4th Mayor of Khulna
- In office 22 November 2016 – 18 May 2018
- Preceded by: Anisur Rahaman Biswas (In Charge)
- Succeeded by: Talukder Abdul Khaleque
- In office 25 September 2013 – 2 November 2015
- Preceded by: Ajmal Ahmed (In charge)
- Succeeded by: Anisur Rahman Biswas (In Charge)
- In office 20 November 2007 – 13 September 2008
- Preceded by: Sheikh Tayebur Rahman
- Succeeded by: Talukder Abdul Khaleque

Personal details
- Born: Khulna, East Pakistan
- Party: Bangladesh Nationalist Party
- Occupation: politician

= Md. Moniruzzaman Moni =

Bangladeshi politician

Md.
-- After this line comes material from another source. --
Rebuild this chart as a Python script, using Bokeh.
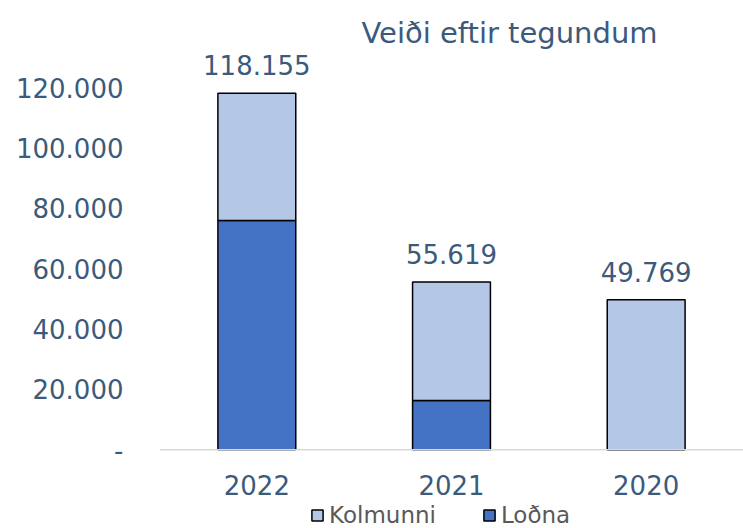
from bokeh.plotting import figure
from bokeh.models import ColumnDataSource, FixedTicker, Legend, LegendItem, FactorRange, Span
from bokeh.embed import file_html
from bokeh.resources import INLINE

# ---- data ----
years = ["2022", "2021", "2020"]
series = ["Loðna", "Kolmunni"]
lodna = [76000, 16300, 0]
kolmunni = [42155, 39319, 49769]
y_ticks = [0, 20000, 40000, 60000, 80000, 100000, 120000]


def fmt(v):
    return "-" if v == 0 else f"{v:,}".replace(",", ".")


totals = [a + b for a, b in zip(lodna, kolmunni)]
src = ColumnDataSource(dict(year=years, **{"Loðna": lodna, "Kolmunni": kolmunni},
                            total=totals, label=[fmt(t) for t in totals],
                            base=[0] * len(years)))

TEXT = "#3b5a7c"
FONT = "DejaVu Sans"
COLORS = ["#4472c4", "#b4c7e7"]

p = figure(x_range=FactorRange(*years, range_padding=0), y_range=(-26100, 132700),
           frame_width=584, frame_height=479, output_backend="svg", toolbar_location=None,
           min_border_left=159, min_border_right=0, min_border_top=49, min_border_bottom=0)

p.title.text = "Veiði eftir tegundum"
p.title.text_font = FONT
p.title.text_font_size = "29px"
p.title.text_font_style = "normal"
p.title.text_color = TEXT
p.title.align = "left"
p.title.offset = 202
p.title.standoff = 0

# category baseline
p.add_layout(Span(location=0, dimension="width", line_color="#d9d9d9", line_width=1.5))

rs = p.vbar_stack(series, x="year", width=0.4, color=COLORS, source=src,
                  line_color="black", line_width=1.5)

# total labels above bars
p.text(x="year", y="total", text="label", source=src, text_align="center",
       text_baseline="bottom", y_offset=-18, text_font_size="26px",
       text_color=TEXT, text_font={"value": FONT})

# category labels under the baseline
p.text(x="year", y="base", text="year", source=src, text_align="center",
       text_baseline="middle", y_offset=35, text_font_size="26px",
       text_color=TEXT, text_font={"value": FONT})

p.outline_line_color = None
p.grid.grid_line_color = None
p.xaxis.visible = False

p.yaxis.ticker = FixedTicker(ticks=y_ticks)
p.yaxis.major_label_overrides = {t: fmt(t) for t in y_ticks}
p.yaxis.axis_line_color = None
p.yaxis.major_tick_line_color = None
p.yaxis.minor_tick_line_color = None
p.yaxis.major_tick_out = 0
p.yaxis.major_label_text_font = FONT
p.yaxis.major_label_text_font_size = "26px"
p.yaxis.major_label_text_color = TEXT
p.yaxis.major_label_standoff = 36

legend = Legend(items=[LegendItem(label=series[1], renderers=[rs[1]]),
                       LegendItem(label=series[0], renderers=[rs[0]])],
                orientation="horizontal", location=(151, 0),
                label_text_font=FONT, label_text_font_size="23px",
                label_text_color="#595959", glyph_width=14, glyph_height=14,
                label_standoff=5, spacing=46, padding=0, margin=0,
                border_line_color=None, background_fill_alpha=0)
p.add_layout(legend)

open("out.html", "w").write(file_html(p, INLINE))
Moniruzzaman Moni (এম ডি. মনিরুজ্জামান মনি) is a Bangladeshi politician and mayor of the Khulna City Corporation.

== Career ==
On 15 July 2008, Moni lost the Khulna mayoral election to Talukder Abdul Khaleque.

Moni was elected mayor of Khulna in June 2013 as a candidate of the Bangladesh Nationalist Party. He beat Awami League candidate and incumbent mayor Talukdar Abdul Khaleque.

On 2 November 2015, Moni was suspended from the post of mayor of Khulna by the Ministry of Local Government, Rural Development and Co-operatives. This decision was taken after two criminal cases were filed against Moni. Around the same time, the government also suspended Ariful Haque Choudhury, mayor of Sylhet; Mosaddek Hossain Bulbul, mayor of Rajshahi; and M. A. Mannan, mayor of Gazipur. The suspension was based on criminal cases from 2014. On 22 November 2015, the Bangladesh High Court upheld his suspension order.